Join Date: Aug 2012
OCD - Unwillingly losing my identity, to protect him
Just after a little bit or advice here, I'm so lost. I'm gay and have been with my boyfriend for just under a year. We both absolutely love eachother to peices, he has his own problems and I do to, who doesnt!? We both understand eachother so well... and we've not argued one time in our time together, we've had debates... so so often, but we're so deep in the way we are. We've never gone to bed on an argument and when something is upsetting one, it tears the other apart to.
I'm an OCD sufferer, and have been for most of my life. I'm 18. The main thing which seems to be affecting us most right now is the way I am, the way I act, trying to secure him.

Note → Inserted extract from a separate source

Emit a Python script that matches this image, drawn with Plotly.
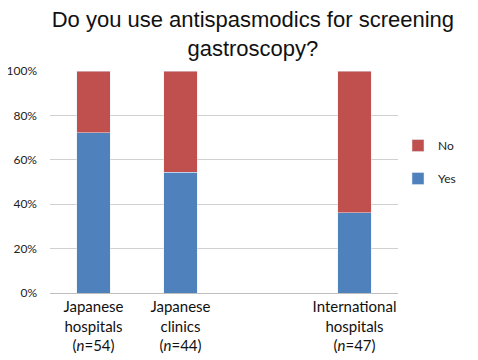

I'm a catastrophic thinker. When he leaves me the first thing I think of is that he's going to crash and die, and before I've even had time to sit down, I'm planning his funeral. I'm torn apart by these feelings, I so often wish he'd die in my head, that isn't me thinking, that's the LAST thing I want, yet its in my head so often. He understands this isn't me thinking, it's the liar in my head - OCD. He does so much to help me understand not only myself, but my OCD, and although he doesn't suffer himself, he seems so understand so well.
Everything I do, choices I makes, things I eat, everything, becomes decided by how I think he'd react in that situation. I feel if I'm not doing the same as him, then I'm doing wrong by him, which makes me unfaithful and thus he'll die because of the way I acted.
I know his favourite flavour crisps are Ready salted, so I cant eat anything but those when it comes to crisps, but then I feel as though I should save them for him because they're his favourite, and eating them is self-fish.
I feel as though I need him to touch things to make them 'ours'. Places we go I struggle to settle into unless I know that hes been there. When I started my new job, he stayed with me for the first night and I wanted him to stand everywhere in the workshop, so that when he'd left, I knew he'd been there. Without that, when he left, I felt so horrible and lost going into places I knew he'd never been, I felt like it wasn't home, like he was at danger.
He just wants me to be Craig, the boy he fell in love with, but it's so hard to do that.
There's two decisions -
Make Craigs choice - And struggle with extreme anxiety for every second after, not enjoying the choice and scenario to follow
Make Simons choice - Anxiety gone, but this isn't what I wanted, at least I know he's safe.
I just need a way to break away from this. I'm currently undergoing a CBT therapy course, I had my first session on Monday. I will bring this up with my therapist, but I'm just wondering if theres any light people can shed here before I go in and explain how I feel, so I have a greater understanding.
I know so much that I love this boy to bits, he is my entire life. I want to be the same back, I want to be his passion, the reason he wakes up in the morning, but I know that when I'm not making my own choices, he will struggle with that.